Admitting Afghanistan’s shortage of female doctors, the health minister held that women in Afghanistan are being trained and at the same time providing services in medicine, nursing, and midwifery.
“We have had good achievements in this sector and among them we can mention the drop in maternal death rates,” he added.
In his May visit to Tehran, this Afghan official talked about an agreement with Iranian Health ministry to increase the capacity of education of Afghan medical students in Iran. According to the agreement, from now on, Afghan medical students will pass their specialization courses in medicine and pharmaceutics in Iranian medical universities.
According to the data provided by official authorities, more than 40 percent of foreign students studying in Iran are Afghans.
Earlier Mehdi Fayazi, Iran’s deputy science minister for international affairs, had talked about education of over 40,000 Afghanistan students in the Iranian universities, insisting that Iran has no limits for admission of Afghan students.
Today, many Iranian universities offer scholarships to Afghan students scoring and averaging high in tests.
According to data, annually 500 scholarships are granted to Afghan students in various majors. Iranian universities even independently sign agreements and MoUs with Afghanistan universities.
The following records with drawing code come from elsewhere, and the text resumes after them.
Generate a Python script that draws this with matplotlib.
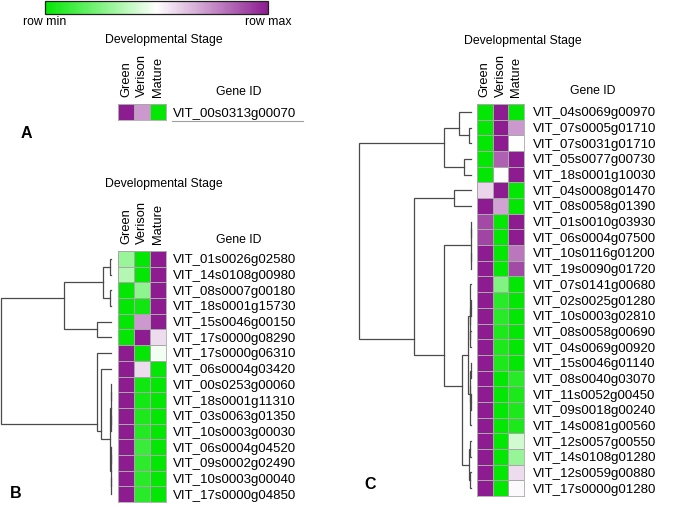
import numpy as np
import matplotlib
matplotlib.use("Agg")
import matplotlib.pyplot as plt
from matplotlib.colors import LinearSegmentedColormap
from matplotlib.lines import Line2D
import matplotlib.cm as cm

plt.rcParams['font.family'] = ['Liberation Sans', 'DejaVu Sans']

# ---------------- data ----------------
stages = ["Green", "Verison", "Mature"]

genes_a = ["VIT_00s0313g00070"]
vals_a = [[1.0, 0.45, -1.0]]

genes_b = ["VIT_01s0026g02580", "VIT_14s0108g00980", "VIT_08s0007g00180",
           "VIT_18s0001g15730", "VIT_15s0046g00150", "VIT_17s0000g08290",
           "VIT_17s0000g06310", "VIT_06s0004g03420", "VIT_00s0253g00060",
           "VIT_18s0001g11310", "VIT_03s0063g01350", "VIT_10s0003g00030",
           "VIT_06s0004g04520", "VIT_09s0002g02490", "VIT_10s0003g00040",
           "VIT_17s0000g04850"]
vals_b = [[-0.40, -1.00, 1.00],
          [-0.30, -1.00, 1.00],
          [-1.00, -0.45, 1.00],
          [-1.00, -0.95, 1.00],
          [-1.00, 0.45, 1.00],
          [-1.00, 1.00, 0.15],
          [1.00, -1.00, -0.05],
          [1.00, 0.15, -1.00],
          [1.00, -0.95, -1.00],
          [1.00, -0.93, -1.00],
          [1.00, -0.90, -1.00],
          [1.00, -0.88, -1.00],
          [1.00, -0.78, -1.00],
          [1.00, -0.83, -1.00],
          [1.00, -0.85, -1.00],
          [1.00, -0.85, -1.00]]
# dendrogram merges (left, right, height) ; nodes numbered n, n+1, ...
link_b = [(0, 1, 0.005), (2, 3, 0.01), (16, 17, 0.072), (4, 5, 0.126),
          (18, 19, 0.423),
          (8, 9, 0.002), (10, 11, 0.002), (12, 13, 0.003), (14, 15, 0.002),
          (21, 22, 0.004), (23, 24, 0.004), (25, 26, 0.006),
          (7, 27, 0.09), (6, 28, 0.126), (20, 29, 1.0)]

genes_c = ["VIT_04s0069g00970", "VIT_07s0005g01710", "VIT_07s0031g01710",
           "VIT_05s0077g00730", "VIT_18s0001g10030", "VIT_04s0008g01470",
           "VIT_08s0058g01390", "VIT_01s0010g03930", "VIT_06s0004g07500",
           "VIT_10s0116g01200", "VIT_19s0090g01720", "VIT_07s0141g00680",
           "VIT_02s0025g01280", "VIT_10s0003g02810", "VIT_08s0058g00690",
           "VIT_04s0069g00920", "VIT_15s0046g01140", "VIT_08s0040g03070",
           "VIT_11s0052g00450", "VIT_09s0018g00240", "VIT_14s0081g00560",
           "VIT_12s0057g00550", "VIT_14s0108g01280", "VIT_12s0059g00880",
           "VIT_17s0000g01280"]
vals_c = [[-1.00, 1.00, -1.00],
          [-1.00, 1.00, 0.45],
          [-1.00, 1.00, 0.00],
          [-1.00, 0.70, 1.00],
          [-1.00, 0.00, 1.00],
          [0.18, 1.00, -1.00],
          [1.00, 0.40, -1.00],
          [0.80, -1.00, 1.00],
          [0.82, -1.00, 1.00],
          [1.00, -1.00, 0.60],
          [1.00, -1.00, 0.80],
          [1.00, -0.50, -1.00],
          [1.00, -0.85, -1.00],
          [1.00, -0.85, -1.00],
          [1.00, -0.90, -1.00],
          [1.00, -0.90, -1.00],
          [1.00, -0.90, -1.00],
          [1.00, -1.00, -0.85],
          [1.00, -1.00, -0.90],
          [1.00, -1.00, -0.90],
          [1.00, -1.00, -0.90],
          [1.00, -1.00, -0.18],
          [1.00, -1.00, -0.42],
          [1.00, -1.00, 0.15],
          [1.00, -1.00, 0.03]]
link_c = [(1, 2, 0.018), (0, 25, 0.107), (3, 4, 0.0625), (26, 27, 0.241),
          (5, 6, 0.152),
          (7, 8, 0.002), (9, 10, 0.003), (30, 31, 0.004),
          (12, 13, 0.004), (14, 15, 0.005), (33, 34, 0.008), (11, 35, 0.012),
          (16, 17, 0.003), (18, 19, 0.004), (37, 38, 0.006), (39, 20, 0.008),
          (36, 40, 0.027),
          (21, 22, 0.008), (23, 24, 0.006), (42, 43, 0.018),
          (41, 44, 0.083), (32, 45, 0.241), (29, 46, 0.509), (28, 47, 1.0)]

# ---------------- layout helpers ----------------
W, H = 677, 507
fig = plt.figure(figsize=(W / 100, H / 100), dpi=100)


def rect(x0, y0, x1, y1):
    return [x0 / W, 1 - y1 / H, (x1 - x0) / W, (y1 - y0) / H]


def fx(x):
    return x / W


def fy(y):
    return 1 - y / H


cmap = LinearSegmentedColormap.from_list("gwp", ["#04E604", "#FFFFFF", "#8C1C90"])
grid_c = "#a8a8a8"
dend_c = "#4a4a4a"
lbl_fs = 9.5
col_fs = 9.3
ttl_fs = 8.8


def heatmap(r, genes, vals, label_pad):
    ax = fig.add_axes(rect(*r))
    v = np.array(vals)
    ax.pcolormesh(v, cmap=cmap, vmin=-1, vmax=1, edgecolors=grid_c, linewidth=0.5)
    ax.set_xlim(0, v.shape[1])
    ax.set_ylim(v.shape[0], 0)
    ax.set_xticks(np.arange(v.shape[1]) + 0.5)
    ax.set_xticklabels(stages, rotation=90, fontsize=col_fs)
    ax.xaxis.tick_top()
    ax.set_yticks(np.arange(v.shape[0]) + 0.5)
    ax.set_yticklabels(genes, fontsize=lbl_fs)
    ax.yaxis.tick_right()
    ax.tick_params(axis='both', length=0)
    ax.tick_params(axis='x', pad=5.2)
    ax.tick_params(axis='y', pad=label_pad)
    for s in ax.spines.values():
        s.set_color(grid_c)
        s.set_linewidth(0.6)
    return ax


def dendro(r, merges, n):
    ax = fig.add_axes(rect(*r))
    pos = {i: (0.0, i + 0.5) for i in range(n)}
    members = {i: [i] for i in range(n)}
    for k, (a, b, h) in enumerate(merges):
        node = n + k
        xa, ya = pos[a]
        xb, yb = pos[b]
        ax.plot([xa, h, h, xb], [ya, ya, yb, yb], color=dend_c, lw=0.9,
                clip_on=False, solid_joinstyle='miter')
        members[node] = members[a] + members[b]
        pos[node] = (h, float(np.mean([m + 0.5 for m in members[node]])))
    ax.set_xlim(1.0, 0.0)
    ax.set_ylim(n, 0)
    ax.axis('off')
    return ax


# ---------------- colour scale ----------------
cax = fig.add_axes(rect(45, 1, 268, 14))
sm = cm.ScalarMappable(cmap=cmap, norm=plt.Normalize(-1, 1))
cb = fig.colorbar(sm, cax=cax, orientation='horizontal', ticks=[-1, 1])
cb.ax.set_xticklabels(["row min", "row max"], fontsize=ttl_fs)
cb.ax.tick_params(length=0, pad=1.5)
cb.outline.set_edgecolor("#222222")
cb.outline.set_linewidth(0.9)

# ---------------- panel A ----------------
fig.text(fx(164), fy(40), "Developmental Stage", ha='center', va='center', fontsize=ttl_fs)
fig.text(fx(239), fy(92), "Gene ID", ha='center', va='center', fontsize=ttl_fs)
heatmap((118, 104, 166, 120), genes_a, vals_a, 5.0)
fig.add_artist(Line2D([fx(172), fx(303)], [fy(120.5), fy(120.5)], color="#a0a0a0", lw=0.8))
fig.text(fx(21), fy(134), "A", ha='left', va='center', fontsize=11.5, fontweight='bold')

# ---------------- panel B ----------------
fig.text(fx(164), fy(184), "Developmental Stage", ha='center', va='center', fontsize=ttl_fs)
fig.text(fx(239), fy(240), "Gene ID", ha='center', va='center', fontsize=ttl_fs)
heatmap((118, 251, 166, 502), genes_b, vals_b, 5.0)
dendro((0.5, 251, 111, 502), link_b, len(genes_b))
fig.text(fx(10), fy(494), "B", ha='left', va='center', fontsize=11.5, fontweight='bold')

# ---------------- panel C ----------------
fig.text(fx(523), fy(41), "Developmental Stage", ha='center', va='center', fontsize=ttl_fs)
fig.text(fx(593), fy(91), "Gene ID", ha='center', va='center', fontsize=ttl_fs)
heatmap((477, 104, 524, 496), genes_c, vals_c, 6.3)
dendro((359, 104, 471, 496), link_c, len(genes_c))
fig.text(fx(364), fy(484.5), "C", ha='left', va='center', fontsize=11.5, fontweight='bold')

fig.savefig("out.png", dpi=100)
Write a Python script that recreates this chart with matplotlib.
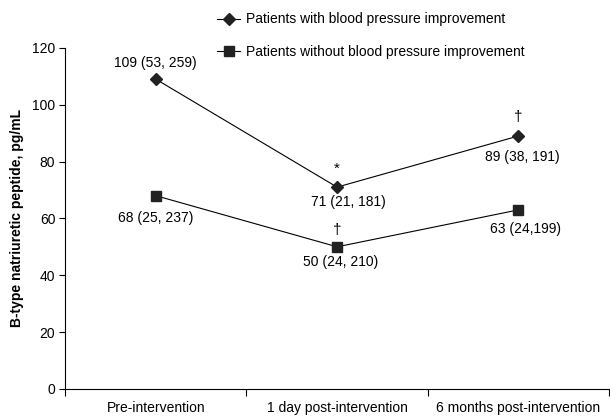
import matplotlib
matplotlib.use("Agg")
import matplotlib.pyplot as plt
from matplotlib.lines import Line2D

plt.rcParams['font.family'] = ['Liberation Sans', 'DejaVu Sans']

# data
timepoints = ['Pre-intervention', '1 day post-intervention', '6 months post-intervention']
with_bp = [109, 71, 89]
without_bp = [68, 50, 63]
with_labels = ['109 (53, 259)', '71 (21, 181)', '89 (38, 191)']
without_labels = ['68 (25, 237)', '50 (24, 210)', '63 (24,199)']
with_marks = ['', '*', '\u2020']
without_marks = ['', '\u2020', '']

fig = plt.figure(figsize=(6.10, 4.16), dpi=100)
ax = fig.add_axes([0.1066, 0.065, 0.892, 0.82])

x = [0.5, 1.5, 2.5]
ax.plot(x, with_bp, color='black', lw=0.8, marker='D', ms=6, mfc='#222222', mec='#222222')
ax.plot(x, without_bp, color='black', lw=0.8, marker='s', ms=7, mfc='#222222', mec='#222222')

# value labels
lab_off_with = [(0, 5.7), (0.06, -5.2), (0.02, -7.4)]
lab_off_without = [(0, -7.8), (0.02, -5.3), (0.04, -6.7)]
for i in range(3):
    dx, dy = lab_off_with[i]
    ax.text(x[i] + dx, with_bp[i] + dy, with_labels[i], ha='center', va='center', fontsize=10)
    dx, dy = lab_off_without[i]
    ax.text(x[i] + dx, without_bp[i] + dy, without_labels[i], ha='center', va='center', fontsize=10)
    if with_marks[i]:
        ax.text(x[i], with_bp[i] + 6.5, with_marks[i], ha='center', va='center', fontsize=11)
    if without_marks[i]:
        ax.text(x[i], without_bp[i] + 6, without_marks[i], ha='center', va='center', fontsize=11)

ax.set_xlim(0, 3)
ax.set_ylim(0, 120)
ax.set_yticks(range(0, 121, 20))
ax.set_xticks([0, 1, 2, 3])
ax.set_xticklabels([])
ax.set_xticks(x, minor=True)
ax.set_xticklabels(timepoints, minor=True)
ax.tick_params(axis='x', which='minor', length=0, pad=9, labelsize=10)
ax.tick_params(axis='x', which='major', length=5, direction='out')
ax.tick_params(axis='y', length=4, direction='out', labelsize=10, pad=3)
ax.spines['top'].set_visible(False)
ax.spines['right'].set_visible(False)
ax.set_ylabel('B-type natriuretic peptide, pg/mL', fontsize=10, fontweight='bold')
ax.yaxis.set_label_coords(-0.075, 0.5)

handles = [
    Line2D([], [], color='black', lw=0.8, marker='D', ms=6, mfc='#222222', mec='#222222'),
    Line2D([], [], color='black', lw=0.8, marker='s', ms=7, mfc='#222222', mec='#222222'),
]
fig.legend(handles, ['Patients with blood pressure improvement',
                     'Patients without blood pressure improvement'],
           loc='upper left', bbox_to_anchor=(0.335, 1.0), frameon=False,
           fontsize=10, handlelength=1.7, handletextpad=0.43, labelspacing=1.3)

fig.savefig('out.png', dpi=100)
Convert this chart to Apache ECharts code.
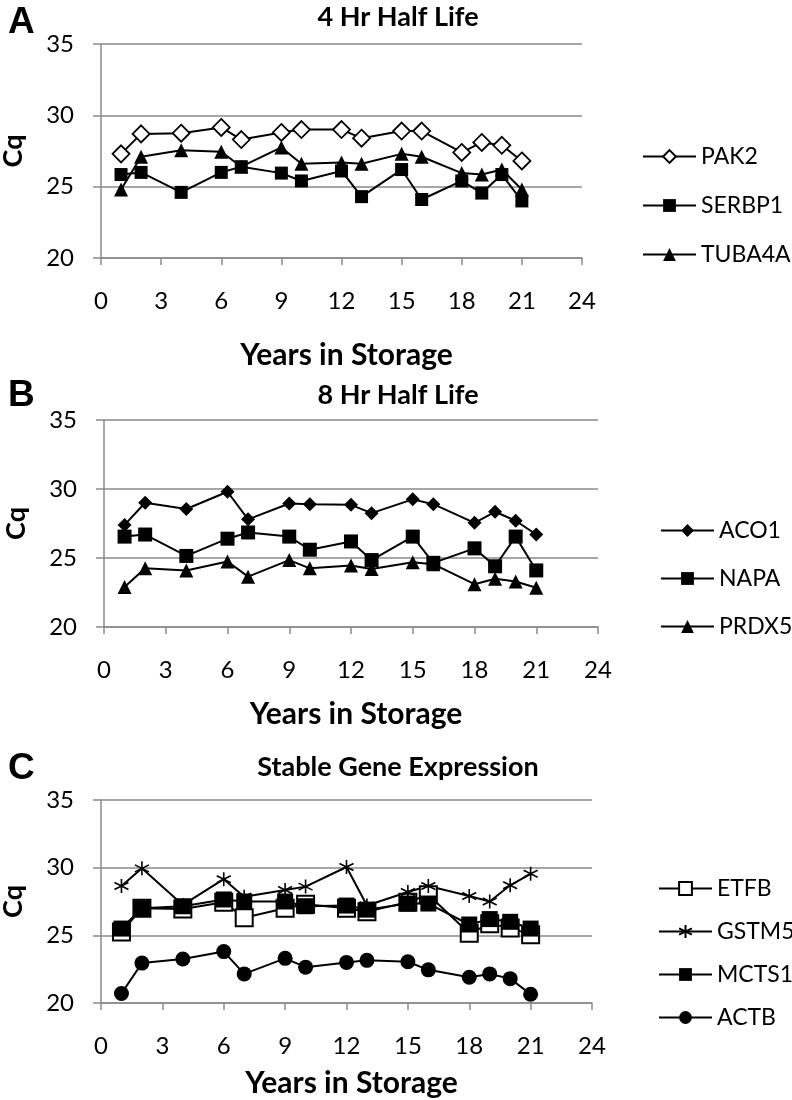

Here are some examples:
- Agreement between Iranian Islamic Azad University with Afghanistan Technical Vocational Institute in February
- Agreement on provision of education and research services to Afghanistan’s Eshragh Institute of Higher Education by Ferdowsi University of Mashhad in February 2016
- MoU between Iran’s University of Mehr Alborz and Ghalib Medical University in Herat in April
- Two cooperation MoUs between Birjand University and universities of Ashna and Maiwand of Afghanistan in January
- Cooperation agreement between University of Lorestan and University of Badakhshan in February
But Iran’s service to Afghanistan education sector is not limited to academic cooperation and even more importantly, the Islamic Republic annually spends $335 million on education of Afghan nationals in Iran while the latter only receives $18.4 million annually as funding for education of foreign migrants, according to Fayazi, who is also the head of Iranian Ministry of Education’s international affairs and Iranian international schools.
The Iranian official further said that about 22,000 school classrooms are dedicated to foreign nationals and now over 556,000 Afghan students study in Iran.
It is noteworthy that in an executive order issued in 2015, Iran’s Supreme Leader Seyyed Ali Khamenei granted education access to children of all foreign nationals, including those lacking identity documents and living in Iran illegally.